GIVEN INSTRUCTION: Reproduce exactly the lines below, from the first one through the line containing "TEXT = '#222222'", and omit any pictures.
# Start of GIVEN DATA
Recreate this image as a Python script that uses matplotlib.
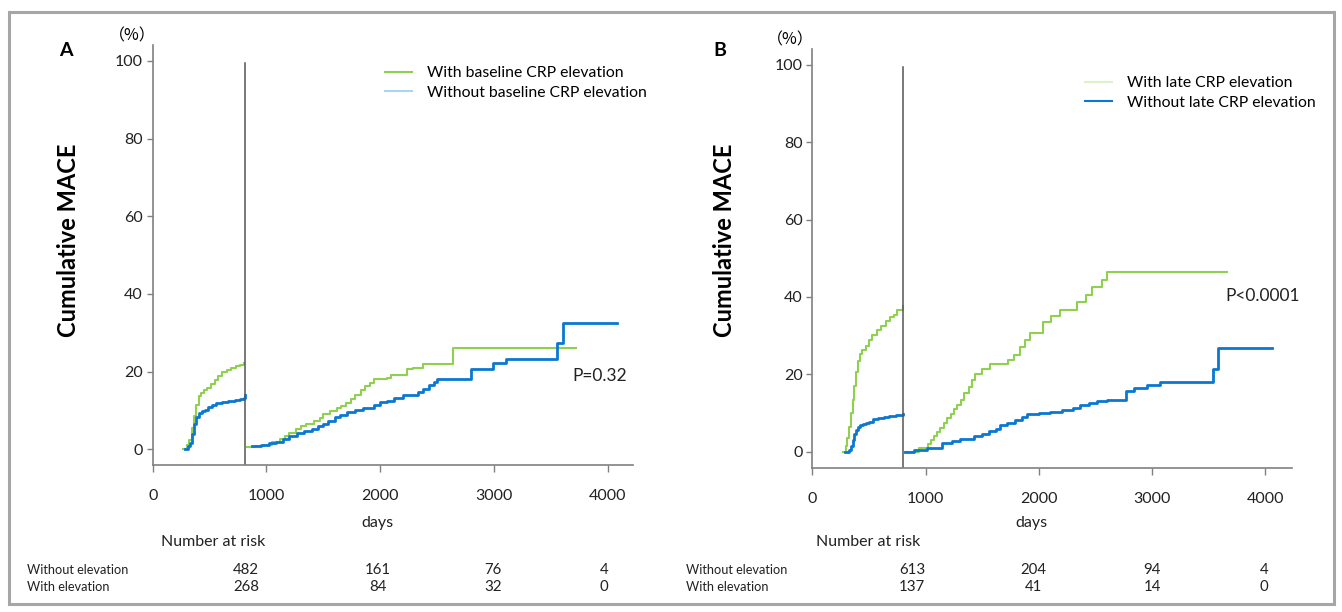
import matplotlib.pyplot as plt
from matplotlib.lines import Line2D
from matplotlib.patches import Rectangle
from matplotlib.transforms import blended_transform_factory

plt.rcParams['font.family'] = ['Lato', 'DejaVu Sans']

GREEN = '#8fd14f'
BLUE = '#0a78d2'
AXIS_GRAY = '#808080'
TEXT = '#222222'

# ---- panel A: baseline CRP elevation ----
a_early_green_days = [265, 300, 320, 345, 365, 385, 405, 425, 450, 480, 510, 545, 575, 610, 650, 690, 730, 770, 805]
a_early_green_pct = [0, 1.0, 2.5, 5.5, 8.5, 11.5, 13.8, 14.5, 15.2, 15.8, 16.8, 17.8, 18.8, 19.8, 20.4, 21.0, 21.5, 21.8, 22.3]
a_early_blue_days = [285, 310, 330, 345, 360, 380, 405, 430, 460, 490, 520, 560, 610, 660, 720, 770, 800, 808]
a_early_blue_pct = [0, 0.8, 1.6, 4.0, 6.5, 8.3, 9.3, 9.8, 10.2, 10.8, 11.5, 11.8, 12.1, 12.4, 12.7, 12.9, 13.1, 14.0]
a_late_green_days = [830, 900, 980, 1050, 1120, 1160, 1200, 1260, 1300, 1350, 1420, 1470, 1500, 1560, 1620, 1660,
                     1700, 1740, 1780, 1830, 1870, 1910, 1950, 2060, 2100, 2240, 2290, 2380, 2620, 2640, 3720]
a_late_green_pct = [0.5, 0.8, 1.2, 1.8, 2.6, 3.5, 4.3, 5.2, 6.0, 6.6, 7.2, 8.0, 9.0, 9.8, 10.6, 11.2,
                    12.0, 13.0, 14.0, 15.2, 16.3, 17.2, 18.2, 18.4, 19.1, 20.8, 20.9, 21.9, 21.9, 26.1, 26.1]
a_late_blue_days = [875, 950, 1020, 1080, 1150, 1200, 1270, 1330, 1400, 1450, 1500, 1540, 1600, 1650, 1710, 1780,
                    1850, 1950, 2000, 2060, 2120, 2200, 2330, 2380, 2430, 2470, 2500, 2800, 2990, 3110, 3555, 3605, 4080]
a_late_blue_pct = [0.9, 1.2, 1.6, 2.0, 2.7, 3.4, 4.1, 4.6, 5.2, 5.9, 6.4, 7.4, 8.3, 8.9, 9.5, 10.0,
                   10.6, 11.4, 12.2, 12.4, 13.2, 13.9, 14.7, 15.6, 16.5, 17.3, 18.2, 20.8, 22.1, 23.2, 27.3, 32.4, 32.4]

# ---- panel B: late CRP elevation ----
b_early_green_days = [270, 295, 310, 325, 340, 355, 370, 385, 400, 420, 440, 470, 500, 530, 570, 610, 650, 690, 720, 750, 798, 800]
b_early_green_pct = [0, 1.5, 3.5, 6.5, 10.0, 13.5, 17.0, 20.5, 23.5, 25.2, 26.3, 27.3, 29.0, 30.3, 31.5, 32.5, 33.8, 34.8, 35.4, 36.6, 36.6, 37.8]
b_early_blue_days = [290, 320, 340, 355, 370, 385, 400, 420, 445, 470, 500, 540, 580, 630, 680, 740, 798]
b_early_blue_pct = [0, 0.4, 1.5, 3.0, 4.5, 5.5, 6.3, 6.8, 7.2, 7.4, 7.8, 8.4, 8.7, 9.0, 9.2, 9.4, 9.7]
b_late_green_days = [815, 940, 1025, 1050, 1075, 1100, 1130, 1160, 1190, 1220, 1250, 1280, 1310, 1340, 1380, 1410,
                     1440, 1500, 1570, 1730, 1780, 1836, 1880, 1924, 2040, 2110, 2190, 2336, 2420, 2470, 2560, 2600, 3660]
b_late_green_pct = [0, 1.0, 2.0, 3.0, 4.0, 5.2, 6.2, 7.4, 8.6, 9.8, 11.0, 12.0, 13.5, 15.1, 16.8, 18.5,
                    20.0, 21.5, 22.6, 23.7, 25.0, 27.1, 28.8, 30.6, 33.5, 35.0, 36.7, 38.7, 40.5, 42.6, 44.5, 46.5, 46.5]
b_late_blue_days = [815, 900, 1010, 1145, 1230, 1300, 1365, 1430, 1500, 1560, 1620, 1660, 1720, 1790, 1850, 1895,
                    2000, 2100, 2200, 2300, 2365, 2440, 2513, 2600, 2770, 2836, 2950, 3070, 3540, 3585, 4057]
b_late_blue_pct = [0, 0.4, 0.9, 2.3, 2.9, 3.2, 3.4, 4.0, 4.7, 5.3, 6.0, 6.9, 7.5, 8.3, 9.0, 9.7,
                   10.0, 10.3, 10.9, 11.4, 12.0, 12.6, 13.2, 13.5, 15.7, 16.6, 17.2, 18.1, 21.5, 26.7, 26.7]

x_ticks = [0, 1000, 2000, 3000, 4000]
y_ticks = [0, 20, 40, 60, 80, 100]
risk_rows = ['Without elevation', 'With elevation']
a_risk_days = [820, 1980, 2990, 3970]
a_risk_without = [482, 161, 76, 4]
a_risk_with = [268, 84, 32, 0]
b_risk_days = [880, 1950, 3000, 3990]
b_risk_without = [613, 204, 94, 4]
b_risk_with = [137, 41, 14, 0]


def px(x, y):
    # pixel position in the 1342x612 picture -> figure fraction
    return x / 1342, 1 - y / 612


def draw_panel(ax, series, landmark, xmax, ymin, letter, letter_px, pct_px, ylabel_px,
               legend_labels, legend_colors, legend_anchor, p_text, p_pos,
               risk_days, risk_without, risk_with, label_x, days_x, nar_x):
    fig = ax.figure
    for days, pct, color, lw in series:
        ax.step(days, pct, where='post', color=color, linewidth=lw)
    ax.plot([landmark, landmark], [ymin, 99.5], color='#555555', linewidth=1.1)

    ax.set_xlim(0, xmax)
    ax.set_ylim(ymin, 104.1)
    ax.set_xticks(x_ticks)
    ax.set_yticks(y_ticks)
    for side in ['top', 'right']:
        ax.spines[side].set_visible(False)
    for side in ['left', 'bottom']:
        ax.spines[side].set_color(AXIS_GRAY)
        ax.spines[side].set_linewidth(1.2)
    ax.tick_params(axis='both', colors=AXIS_GRAY, labelcolor=TEXT, labelsize=11.5, width=1.0)
    ax.tick_params(axis='x', length=5, pad=12)
    ax.tick_params(axis='y', length=4, pad=3)

    fig.text(*px(*ylabel_px), 'Cumulative MACE', fontsize=17, fontweight='bold',
             rotation=90, ha='center', va='center')
    ax.text(p_pos[0], p_pos[1], p_text, fontsize=12.5, color=TEXT, va='center')

    # legend drawn with the pale swatches seen in the figure
    handles = [Line2D([], [], color=c, linewidth=1.5) for c in legend_colors]
    ax.legend(handles, legend_labels, loc='upper left', bbox_to_anchor=legend_anchor,
              frameon=False, fontsize=11.3, handlelength=1.75, handletextpad=0.9,
              labelspacing=0.36, borderaxespad=0, borderpad=0)

    fig.text(*px(*letter_px), letter, fontsize=14, fontweight='bold', ha='center', va='center')
    fig.text(*px(*pct_px), '（%）', fontsize=11.5,
             family=['Noto Sans CJK JP', 'DejaVu Sans'], ha='center', va='center')

    trans = blended_transform_factory(ax.transData, fig.transFigure)
    ax.text(days_x, 1 - 523 / 612, 'days', transform=trans,
            fontsize=11.5, ha='center', va='center', color=TEXT)
    ax.text(nar_x, 1 - 542 / 612, 'Number at risk', transform=trans,
            fontsize=11.5, ha='center', va='center', color=TEXT)
    for row_y, label, values in [(570, risk_rows[0], risk_without), (587, risk_rows[1], risk_with)]:
        fig.text(label_x, 1 - row_y / 612, label, fontsize=9.2, va='center', color=TEXT)
        for d, v in zip(risk_days, values):
            ax.text(d, 1 - row_y / 612, str(v), transform=trans, fontsize=10.8,
                    ha='center', va='center', color=TEXT)


fig = plt.figure(figsize=(13.42, 6.12), dpi=100)
ax_a = fig.add_axes([152.7 / 1342, 1 - 465 / 612, 480.3 / 1342, 420 / 612])
ax_b = fig.add_axes([812.3 / 1342, 1 - 468 / 612, 479.7 / 1342, 419 / 612])

draw_panel(ax_a,
           [(a_early_green_days, a_early_green_pct, GREEN, 1.5),
            (a_early_blue_days, a_early_blue_pct, BLUE, 2.0),
            (a_late_green_days, a_late_green_pct, GREEN, 1.5),
            (a_late_blue_days, a_late_blue_pct, BLUE, 2.0)],
           landmark=808, xmax=4224, ymin=-4.04, letter='A',
           letter_px=(66, 50), pct_px=(132, 36), ylabel_px=(69, 240),
           legend_labels=['With baseline CRP elevation', 'Without baseline CRP elevation'],
           legend_colors=[GREEN, '#a9d5f2'], legend_anchor=(0.4837, 0.95),
           p_text='P=0.32', p_pos=(3690, 18.9),
           risk_days=a_risk_days, risk_without=a_risk_without, risk_with=a_risk_with,
           label_x=27 / 1342, days_x=1980, nar_x=530)

draw_panel(ax_b,
           [(b_early_green_days, b_early_green_pct, GREEN, 1.5),
            (b_early_blue_days, b_early_blue_pct, BLUE, 2.0),
            (b_late_green_days, b_late_green_pct, GREEN, 1.5),
            (b_late_blue_days, b_late_blue_pct, BLUE, 2.0)],
           landmark=798, xmax=4234, ymin=-4.2, letter='B',
           letter_px=(720, 50), pct_px=(790, 40), ylabel_px=(725, 240),
           legend_labels=['With late CRP elevation', 'Without late CRP elevation'],
           legend_colors=['#dcf3c8', BLUE], legend_anchor=(0.5685, 0.935),
           p_text='P<0.0001', p_pos=(3645, 40.3),
           risk_days=b_risk_days, risk_without=b_risk_without, risk_with=b_risk_with,
           label_x=686 / 1342, days_x=1930, nar_x=490)

# grey frame around the whole figure
fig.patches.append(Rectangle((9 / 1342, 1 - 604 / 612), 1325 / 1342, 592 / 612,
                             transform=fig.transFigure, fill=False, edgecolor='#a6a6a6', linewidth=2.2))

fig.savefig('out.png', dpi=100)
# End of GIVEN DATA
WRITTEN SOLUTION:
Recreate this image as a Python script that uses matplotlib.
import matplotlib.pyplot as plt
from matplotlib.lines import Line2D
from matplotlib.patches import Rectangle
from matplotlib.transforms import blended_transform_factory

plt.rcParams['font.family'] = ['Lato', 'DejaVu Sans']

GREEN = '#8fd14f'
BLUE = '#0a78d2'
AXIS_GRAY = '#808080'
TEXT = '#222222'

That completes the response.